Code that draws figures
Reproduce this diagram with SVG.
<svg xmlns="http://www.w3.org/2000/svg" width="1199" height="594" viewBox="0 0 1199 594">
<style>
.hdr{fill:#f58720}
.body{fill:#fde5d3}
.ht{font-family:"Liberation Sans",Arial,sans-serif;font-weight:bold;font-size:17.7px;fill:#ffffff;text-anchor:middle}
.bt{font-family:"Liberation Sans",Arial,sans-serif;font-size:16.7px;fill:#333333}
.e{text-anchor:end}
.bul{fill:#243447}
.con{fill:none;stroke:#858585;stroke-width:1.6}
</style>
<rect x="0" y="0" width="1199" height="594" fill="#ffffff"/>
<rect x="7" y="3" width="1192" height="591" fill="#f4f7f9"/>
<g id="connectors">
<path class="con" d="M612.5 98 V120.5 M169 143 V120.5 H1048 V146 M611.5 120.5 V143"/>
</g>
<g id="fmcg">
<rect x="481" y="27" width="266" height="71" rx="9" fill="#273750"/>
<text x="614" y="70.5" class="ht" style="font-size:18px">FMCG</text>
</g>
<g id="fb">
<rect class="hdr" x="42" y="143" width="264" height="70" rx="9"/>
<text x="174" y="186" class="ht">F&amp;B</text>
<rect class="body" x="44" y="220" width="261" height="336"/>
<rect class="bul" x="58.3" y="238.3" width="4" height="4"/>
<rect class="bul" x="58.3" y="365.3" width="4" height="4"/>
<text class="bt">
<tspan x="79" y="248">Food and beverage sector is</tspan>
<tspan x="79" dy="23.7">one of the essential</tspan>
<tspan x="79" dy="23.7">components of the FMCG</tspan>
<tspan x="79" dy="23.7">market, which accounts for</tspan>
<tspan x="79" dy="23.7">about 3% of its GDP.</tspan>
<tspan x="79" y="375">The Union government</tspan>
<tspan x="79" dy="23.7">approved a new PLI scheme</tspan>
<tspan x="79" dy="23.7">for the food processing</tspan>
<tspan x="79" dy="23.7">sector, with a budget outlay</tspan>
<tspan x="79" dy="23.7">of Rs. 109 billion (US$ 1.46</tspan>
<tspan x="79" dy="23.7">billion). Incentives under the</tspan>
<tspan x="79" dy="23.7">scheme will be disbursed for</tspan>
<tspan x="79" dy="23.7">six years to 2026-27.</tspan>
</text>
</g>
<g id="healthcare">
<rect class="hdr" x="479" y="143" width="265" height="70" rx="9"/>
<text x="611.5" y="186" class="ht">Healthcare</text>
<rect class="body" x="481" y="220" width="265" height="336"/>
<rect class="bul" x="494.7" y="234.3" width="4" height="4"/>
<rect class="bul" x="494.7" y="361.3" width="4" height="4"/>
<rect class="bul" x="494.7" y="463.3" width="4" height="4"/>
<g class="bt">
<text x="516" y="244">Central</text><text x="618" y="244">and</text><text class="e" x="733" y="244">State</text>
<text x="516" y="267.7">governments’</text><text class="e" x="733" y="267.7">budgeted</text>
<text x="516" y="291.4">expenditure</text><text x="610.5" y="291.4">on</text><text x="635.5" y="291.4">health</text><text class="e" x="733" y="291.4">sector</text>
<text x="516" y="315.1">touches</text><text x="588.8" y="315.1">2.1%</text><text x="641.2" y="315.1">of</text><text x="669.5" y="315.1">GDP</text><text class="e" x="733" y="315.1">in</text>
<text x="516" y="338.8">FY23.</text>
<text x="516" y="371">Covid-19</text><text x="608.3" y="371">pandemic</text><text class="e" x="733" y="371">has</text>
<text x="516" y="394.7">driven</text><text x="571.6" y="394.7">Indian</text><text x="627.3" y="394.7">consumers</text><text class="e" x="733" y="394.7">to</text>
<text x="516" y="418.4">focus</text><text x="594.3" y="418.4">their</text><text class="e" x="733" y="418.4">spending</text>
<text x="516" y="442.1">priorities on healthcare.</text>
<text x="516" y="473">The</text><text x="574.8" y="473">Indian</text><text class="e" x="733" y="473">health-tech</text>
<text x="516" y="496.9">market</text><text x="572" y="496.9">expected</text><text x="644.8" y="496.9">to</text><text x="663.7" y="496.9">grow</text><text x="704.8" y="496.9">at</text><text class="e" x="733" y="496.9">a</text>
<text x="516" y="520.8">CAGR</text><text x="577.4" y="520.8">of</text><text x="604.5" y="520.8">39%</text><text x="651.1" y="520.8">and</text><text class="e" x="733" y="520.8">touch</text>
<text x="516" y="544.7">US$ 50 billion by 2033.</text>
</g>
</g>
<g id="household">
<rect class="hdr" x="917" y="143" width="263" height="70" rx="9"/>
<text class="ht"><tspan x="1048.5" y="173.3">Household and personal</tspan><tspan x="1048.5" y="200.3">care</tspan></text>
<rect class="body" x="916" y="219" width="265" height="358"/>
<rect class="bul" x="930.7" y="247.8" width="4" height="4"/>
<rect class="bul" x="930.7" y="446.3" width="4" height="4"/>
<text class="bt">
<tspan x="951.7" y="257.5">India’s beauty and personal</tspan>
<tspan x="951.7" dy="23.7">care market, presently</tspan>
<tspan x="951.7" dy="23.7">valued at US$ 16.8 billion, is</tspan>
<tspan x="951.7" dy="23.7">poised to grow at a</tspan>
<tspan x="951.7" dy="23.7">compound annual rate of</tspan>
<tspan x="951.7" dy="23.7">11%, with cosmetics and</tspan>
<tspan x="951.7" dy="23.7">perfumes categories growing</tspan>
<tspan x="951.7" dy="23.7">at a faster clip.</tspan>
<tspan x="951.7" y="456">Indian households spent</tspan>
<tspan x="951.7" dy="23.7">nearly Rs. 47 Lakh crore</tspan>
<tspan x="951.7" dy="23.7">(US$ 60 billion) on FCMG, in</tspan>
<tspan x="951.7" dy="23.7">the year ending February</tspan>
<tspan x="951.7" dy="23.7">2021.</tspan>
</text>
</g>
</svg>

...

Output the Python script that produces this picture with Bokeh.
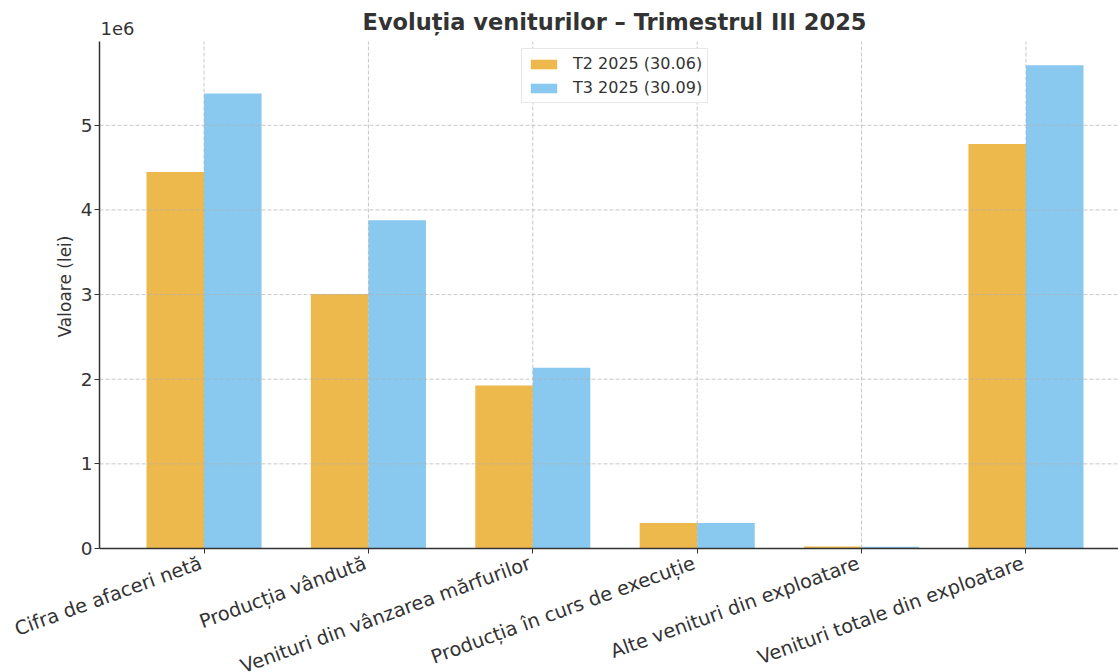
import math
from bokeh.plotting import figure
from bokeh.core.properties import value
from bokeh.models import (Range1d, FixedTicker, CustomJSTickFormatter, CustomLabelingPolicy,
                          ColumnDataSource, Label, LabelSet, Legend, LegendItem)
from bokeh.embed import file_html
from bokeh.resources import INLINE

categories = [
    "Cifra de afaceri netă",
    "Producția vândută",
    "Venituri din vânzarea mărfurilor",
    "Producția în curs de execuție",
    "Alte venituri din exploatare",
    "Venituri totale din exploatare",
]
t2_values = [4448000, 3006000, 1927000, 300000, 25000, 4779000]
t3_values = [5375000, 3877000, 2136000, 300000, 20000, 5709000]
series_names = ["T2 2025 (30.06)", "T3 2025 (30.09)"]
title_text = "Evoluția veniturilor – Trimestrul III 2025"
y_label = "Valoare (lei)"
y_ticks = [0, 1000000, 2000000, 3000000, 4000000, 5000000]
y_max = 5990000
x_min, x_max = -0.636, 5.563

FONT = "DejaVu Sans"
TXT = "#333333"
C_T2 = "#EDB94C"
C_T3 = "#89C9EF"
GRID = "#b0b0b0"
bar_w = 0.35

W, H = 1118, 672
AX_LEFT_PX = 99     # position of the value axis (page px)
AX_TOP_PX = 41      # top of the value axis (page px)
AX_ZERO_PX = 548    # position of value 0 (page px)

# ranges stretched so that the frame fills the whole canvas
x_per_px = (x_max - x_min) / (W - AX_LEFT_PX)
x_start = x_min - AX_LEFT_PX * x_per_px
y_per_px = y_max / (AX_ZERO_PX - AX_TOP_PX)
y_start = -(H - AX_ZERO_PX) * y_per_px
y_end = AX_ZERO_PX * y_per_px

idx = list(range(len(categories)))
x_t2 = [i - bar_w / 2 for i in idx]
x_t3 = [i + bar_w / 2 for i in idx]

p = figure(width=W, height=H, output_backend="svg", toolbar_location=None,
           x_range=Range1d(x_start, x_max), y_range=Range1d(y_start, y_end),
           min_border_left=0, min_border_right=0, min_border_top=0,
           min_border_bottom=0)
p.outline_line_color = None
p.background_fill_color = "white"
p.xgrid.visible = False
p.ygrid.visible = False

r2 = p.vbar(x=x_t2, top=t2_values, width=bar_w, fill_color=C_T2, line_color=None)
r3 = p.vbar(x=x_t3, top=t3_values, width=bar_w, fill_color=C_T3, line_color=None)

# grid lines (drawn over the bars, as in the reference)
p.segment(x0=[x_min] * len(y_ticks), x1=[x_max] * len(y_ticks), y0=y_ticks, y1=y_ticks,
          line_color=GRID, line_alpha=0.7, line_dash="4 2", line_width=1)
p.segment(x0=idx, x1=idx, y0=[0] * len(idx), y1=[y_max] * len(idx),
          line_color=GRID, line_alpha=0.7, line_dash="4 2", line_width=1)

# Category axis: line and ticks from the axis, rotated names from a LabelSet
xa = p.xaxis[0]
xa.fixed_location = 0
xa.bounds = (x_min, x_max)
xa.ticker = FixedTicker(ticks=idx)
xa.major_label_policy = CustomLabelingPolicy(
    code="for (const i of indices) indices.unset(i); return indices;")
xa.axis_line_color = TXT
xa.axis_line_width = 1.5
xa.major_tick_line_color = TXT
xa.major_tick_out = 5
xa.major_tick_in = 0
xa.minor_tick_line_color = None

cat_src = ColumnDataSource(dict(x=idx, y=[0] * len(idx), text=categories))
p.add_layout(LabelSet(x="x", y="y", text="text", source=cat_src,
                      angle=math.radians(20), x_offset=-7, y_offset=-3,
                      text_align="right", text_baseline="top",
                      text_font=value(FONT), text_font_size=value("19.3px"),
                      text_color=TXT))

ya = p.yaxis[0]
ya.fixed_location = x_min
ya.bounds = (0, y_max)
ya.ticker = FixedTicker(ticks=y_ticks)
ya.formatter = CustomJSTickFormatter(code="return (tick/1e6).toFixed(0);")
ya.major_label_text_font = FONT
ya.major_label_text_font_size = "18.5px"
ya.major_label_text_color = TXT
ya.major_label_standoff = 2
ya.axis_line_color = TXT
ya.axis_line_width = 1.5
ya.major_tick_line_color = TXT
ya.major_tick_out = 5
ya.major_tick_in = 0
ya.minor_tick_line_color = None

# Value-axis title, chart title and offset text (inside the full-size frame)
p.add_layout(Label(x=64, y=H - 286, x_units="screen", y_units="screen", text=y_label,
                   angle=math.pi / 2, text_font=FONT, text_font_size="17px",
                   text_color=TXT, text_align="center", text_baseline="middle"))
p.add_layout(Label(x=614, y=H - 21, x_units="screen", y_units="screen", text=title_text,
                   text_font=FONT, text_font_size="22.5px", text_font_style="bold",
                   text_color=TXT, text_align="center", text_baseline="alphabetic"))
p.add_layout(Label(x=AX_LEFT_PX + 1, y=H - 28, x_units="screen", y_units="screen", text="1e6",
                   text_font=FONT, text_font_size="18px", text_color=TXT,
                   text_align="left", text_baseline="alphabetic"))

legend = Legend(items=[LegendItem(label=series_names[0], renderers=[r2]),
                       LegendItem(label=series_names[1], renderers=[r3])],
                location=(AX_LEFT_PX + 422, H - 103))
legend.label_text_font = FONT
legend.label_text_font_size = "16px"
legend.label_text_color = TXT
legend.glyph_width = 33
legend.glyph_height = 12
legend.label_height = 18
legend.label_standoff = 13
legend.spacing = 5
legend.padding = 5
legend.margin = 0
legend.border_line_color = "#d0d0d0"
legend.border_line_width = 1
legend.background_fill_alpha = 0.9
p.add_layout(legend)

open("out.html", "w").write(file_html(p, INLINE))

==

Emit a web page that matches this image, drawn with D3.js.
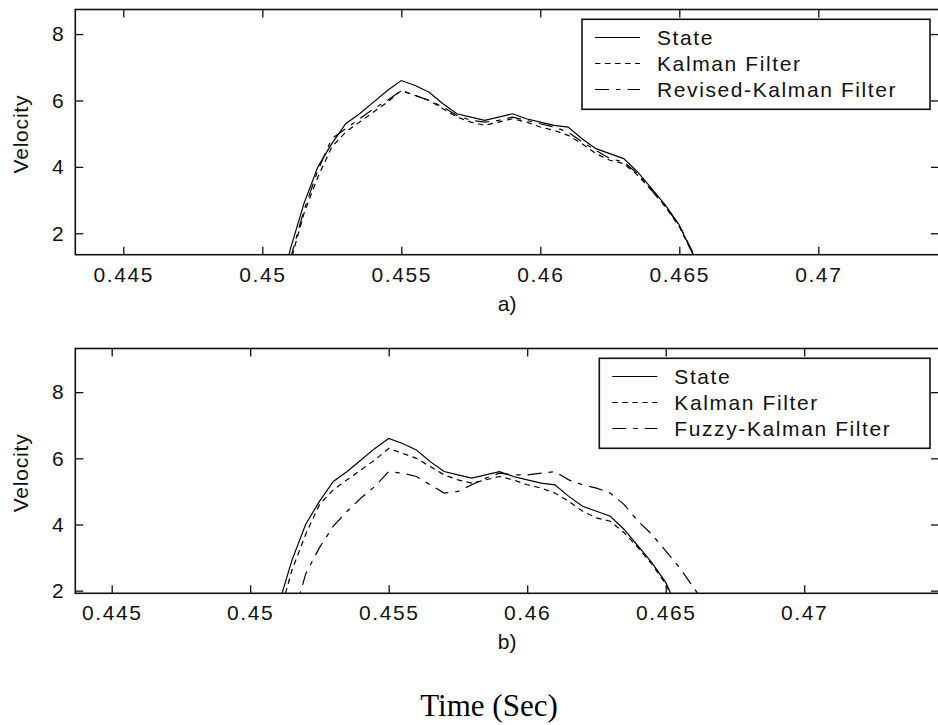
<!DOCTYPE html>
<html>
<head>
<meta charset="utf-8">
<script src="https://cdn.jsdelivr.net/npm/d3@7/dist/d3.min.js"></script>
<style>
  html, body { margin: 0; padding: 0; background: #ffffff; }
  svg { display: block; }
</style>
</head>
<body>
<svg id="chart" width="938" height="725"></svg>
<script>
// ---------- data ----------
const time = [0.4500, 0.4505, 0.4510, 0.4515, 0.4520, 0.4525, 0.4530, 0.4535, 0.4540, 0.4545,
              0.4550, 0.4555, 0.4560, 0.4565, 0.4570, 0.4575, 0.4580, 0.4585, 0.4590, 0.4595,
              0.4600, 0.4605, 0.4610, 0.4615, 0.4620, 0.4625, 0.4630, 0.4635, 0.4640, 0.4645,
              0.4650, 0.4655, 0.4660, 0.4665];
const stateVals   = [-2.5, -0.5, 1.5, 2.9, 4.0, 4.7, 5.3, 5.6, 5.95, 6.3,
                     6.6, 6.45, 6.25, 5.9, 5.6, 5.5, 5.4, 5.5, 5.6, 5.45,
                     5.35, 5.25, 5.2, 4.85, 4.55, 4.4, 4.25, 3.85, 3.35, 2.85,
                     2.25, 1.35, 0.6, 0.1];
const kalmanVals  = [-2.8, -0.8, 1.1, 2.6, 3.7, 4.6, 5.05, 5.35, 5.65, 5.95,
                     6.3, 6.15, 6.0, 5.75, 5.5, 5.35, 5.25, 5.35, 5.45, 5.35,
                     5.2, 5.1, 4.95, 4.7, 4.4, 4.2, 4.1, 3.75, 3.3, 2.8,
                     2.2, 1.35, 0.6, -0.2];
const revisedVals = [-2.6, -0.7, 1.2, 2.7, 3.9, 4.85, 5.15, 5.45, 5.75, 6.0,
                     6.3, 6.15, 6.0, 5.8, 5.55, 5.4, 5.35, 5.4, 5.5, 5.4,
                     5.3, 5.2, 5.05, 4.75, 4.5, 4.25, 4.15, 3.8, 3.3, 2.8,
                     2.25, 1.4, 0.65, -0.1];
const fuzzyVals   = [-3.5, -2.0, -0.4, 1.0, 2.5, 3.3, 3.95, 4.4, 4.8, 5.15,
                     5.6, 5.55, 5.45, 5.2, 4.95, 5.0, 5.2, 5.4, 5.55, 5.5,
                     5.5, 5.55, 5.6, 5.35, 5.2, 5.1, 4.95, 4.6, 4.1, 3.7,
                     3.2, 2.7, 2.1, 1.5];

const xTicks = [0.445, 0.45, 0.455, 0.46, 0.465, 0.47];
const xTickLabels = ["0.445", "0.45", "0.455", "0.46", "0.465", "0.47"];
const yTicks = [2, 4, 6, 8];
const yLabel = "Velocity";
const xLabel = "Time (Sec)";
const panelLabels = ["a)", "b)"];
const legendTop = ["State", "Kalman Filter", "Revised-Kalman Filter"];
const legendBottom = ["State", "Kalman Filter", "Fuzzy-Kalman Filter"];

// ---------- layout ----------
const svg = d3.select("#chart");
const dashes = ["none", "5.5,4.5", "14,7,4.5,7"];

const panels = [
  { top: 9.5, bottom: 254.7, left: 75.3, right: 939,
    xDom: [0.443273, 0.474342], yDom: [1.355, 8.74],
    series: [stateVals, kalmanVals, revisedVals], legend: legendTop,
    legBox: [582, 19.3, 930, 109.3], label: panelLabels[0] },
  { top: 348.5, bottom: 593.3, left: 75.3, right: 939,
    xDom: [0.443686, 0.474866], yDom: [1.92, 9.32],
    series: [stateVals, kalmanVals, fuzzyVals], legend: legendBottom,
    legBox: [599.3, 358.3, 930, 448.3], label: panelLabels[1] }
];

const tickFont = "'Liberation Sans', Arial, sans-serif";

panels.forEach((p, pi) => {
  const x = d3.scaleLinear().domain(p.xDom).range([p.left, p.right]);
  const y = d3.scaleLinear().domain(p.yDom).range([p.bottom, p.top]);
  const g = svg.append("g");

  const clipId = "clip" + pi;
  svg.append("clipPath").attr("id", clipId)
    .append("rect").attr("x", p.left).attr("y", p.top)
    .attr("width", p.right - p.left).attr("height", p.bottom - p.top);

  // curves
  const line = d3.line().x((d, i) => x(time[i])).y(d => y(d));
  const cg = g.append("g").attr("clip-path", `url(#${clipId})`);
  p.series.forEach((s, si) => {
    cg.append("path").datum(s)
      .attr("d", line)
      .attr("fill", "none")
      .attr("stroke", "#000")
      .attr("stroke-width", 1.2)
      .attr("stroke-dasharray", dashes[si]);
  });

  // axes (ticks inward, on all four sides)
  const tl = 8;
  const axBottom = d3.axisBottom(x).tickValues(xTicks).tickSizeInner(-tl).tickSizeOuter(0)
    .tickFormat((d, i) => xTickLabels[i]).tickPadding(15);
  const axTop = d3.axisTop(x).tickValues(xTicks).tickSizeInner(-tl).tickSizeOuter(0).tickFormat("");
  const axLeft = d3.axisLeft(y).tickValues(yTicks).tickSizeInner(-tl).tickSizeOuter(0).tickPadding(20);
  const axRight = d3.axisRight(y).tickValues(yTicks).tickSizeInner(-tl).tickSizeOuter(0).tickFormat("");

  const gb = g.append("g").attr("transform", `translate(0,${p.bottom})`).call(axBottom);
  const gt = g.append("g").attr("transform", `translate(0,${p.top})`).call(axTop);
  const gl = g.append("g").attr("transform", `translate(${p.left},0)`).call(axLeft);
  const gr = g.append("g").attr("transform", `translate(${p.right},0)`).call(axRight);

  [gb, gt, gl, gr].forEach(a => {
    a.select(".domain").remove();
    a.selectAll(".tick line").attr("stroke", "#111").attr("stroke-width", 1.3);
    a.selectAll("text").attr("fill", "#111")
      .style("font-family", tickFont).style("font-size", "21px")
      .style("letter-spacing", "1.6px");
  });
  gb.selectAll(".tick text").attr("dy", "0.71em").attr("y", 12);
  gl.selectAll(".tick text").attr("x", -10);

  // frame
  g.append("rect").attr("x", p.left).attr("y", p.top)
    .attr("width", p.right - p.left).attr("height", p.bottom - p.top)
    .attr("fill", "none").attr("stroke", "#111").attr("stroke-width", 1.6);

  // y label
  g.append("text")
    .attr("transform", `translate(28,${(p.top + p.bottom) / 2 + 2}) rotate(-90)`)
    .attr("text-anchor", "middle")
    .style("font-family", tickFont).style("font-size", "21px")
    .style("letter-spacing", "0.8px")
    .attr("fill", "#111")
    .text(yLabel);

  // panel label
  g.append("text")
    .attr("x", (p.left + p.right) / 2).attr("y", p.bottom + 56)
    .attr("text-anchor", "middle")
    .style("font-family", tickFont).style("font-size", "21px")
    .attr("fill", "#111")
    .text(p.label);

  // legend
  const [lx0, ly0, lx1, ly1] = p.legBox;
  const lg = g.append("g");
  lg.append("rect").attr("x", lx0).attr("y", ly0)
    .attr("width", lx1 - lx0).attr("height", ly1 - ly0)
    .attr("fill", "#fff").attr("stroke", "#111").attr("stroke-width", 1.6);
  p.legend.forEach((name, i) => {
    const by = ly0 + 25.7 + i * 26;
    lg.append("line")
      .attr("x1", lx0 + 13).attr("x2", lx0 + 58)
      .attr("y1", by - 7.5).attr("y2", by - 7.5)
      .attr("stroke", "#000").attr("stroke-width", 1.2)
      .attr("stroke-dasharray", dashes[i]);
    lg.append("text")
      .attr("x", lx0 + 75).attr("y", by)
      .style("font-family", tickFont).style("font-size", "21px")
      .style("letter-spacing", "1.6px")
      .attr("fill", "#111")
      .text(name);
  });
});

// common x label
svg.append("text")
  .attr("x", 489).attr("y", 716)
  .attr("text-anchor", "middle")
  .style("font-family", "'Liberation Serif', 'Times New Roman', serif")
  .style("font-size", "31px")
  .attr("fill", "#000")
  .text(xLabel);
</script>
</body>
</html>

▸ **DIRECTION**
Nothing but the lines from the one with "Output the Python" through the one with "bar_w = 0.35" should be copied, word for word. Pictures are left out.

▸ **SOLUTION FOR THIS TASK**
Output the Python script that produces this picture with Bokeh.
import math
from bokeh.plotting import figure
from bokeh.core.properties import value
from bokeh.models import (Range1d, FixedTicker, CustomJSTickFormatter, CustomLabelingPolicy,
                          ColumnDataSource, Label, LabelSet, Legend, LegendItem)
from bokeh.embed import file_html
from bokeh.resources import INLINE

categories = [
    "Cifra de afaceri netă",
    "Producția vândută",
    "Venituri din vânzarea mărfurilor",
    "Producția în curs de execuție",
    "Alte venituri din exploatare",
    "Venituri totale din exploatare",
]
t2_values = [4448000, 3006000, 1927000, 300000, 25000, 4779000]
t3_values = [5375000, 3877000, 2136000, 300000, 20000, 5709000]
series_names = ["T2 2025 (30.06)", "T3 2025 (30.09)"]
title_text = "Evoluția veniturilor – Trimestrul III 2025"
y_label = "Valoare (lei)"
y_ticks = [0, 1000000, 2000000, 3000000, 4000000, 5000000]
y_max = 5990000
x_min, x_max = -0.636, 5.563

FONT = "DejaVu Sans"
TXT = "#333333"
C_T2 = "#EDB94C"
C_T3 = "#89C9EF"
GRID = "#b0b0b0"
bar_w = 0.35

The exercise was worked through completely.